There are plenty of other cost-effective places on the west side of SF that can go for less than half the price of SOMA. For someone new moving into the area, my advice would be to get a cheap single place in Outer Sunset with hopefully a short-term lease, and then once you meet more people, you can band together with people that you know well and rent a bigger apartment somewhere else in the city. Signing a lease with someone that you don't know has tremendous long-tail risk, so I would take the hit in terms of moving a bit further away when you first move to SF, and do a lot of due diligence and get to know the city and your potential roommates better.

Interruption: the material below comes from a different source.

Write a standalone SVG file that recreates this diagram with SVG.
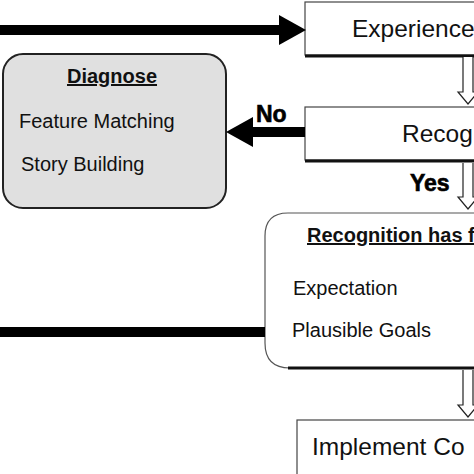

Another viable option is to not live in the city, especially if you don't work in the city. Places along the peninsula are much cheaper, and if you do work in FiDi or SOMA it's probably more cost effective to rent a place outside of SF and Caltrain it in.
My own strategy is:
1) Check Craigslist once an hour, or more depending on how much web surfing I'm doing.
2) If I find a place in an area that I like, I immediately contact them and ask for a showing that day or as soon as possible.
3) I come with all my documentation ready, including my checkbook.
4) If I like the place, I immediately submit an application.
5) Continue looking at other apartments, because they're no guarantee that I will get this one.
Exactly! Look at where Muni and BART end up and then look at places to rent in those locations. West Portal, Glen Park, Noe Valley, etc. There are a lot of cool choices with public transportation if you start looking.
And Noe is even more expensive than the rest, since it's developed its own reputation as a great place to raise kids.
To be certain, nothing in a transit-connected part of SF is "half the price" of SOMA, unless you're doing a dodgy comparison like an uber-luxe condo in the Millenium Tower with a basement studio. Apples to apples, everything in SF is in the same ballpark, with the Sunset and Richmond being only marginally cheaper.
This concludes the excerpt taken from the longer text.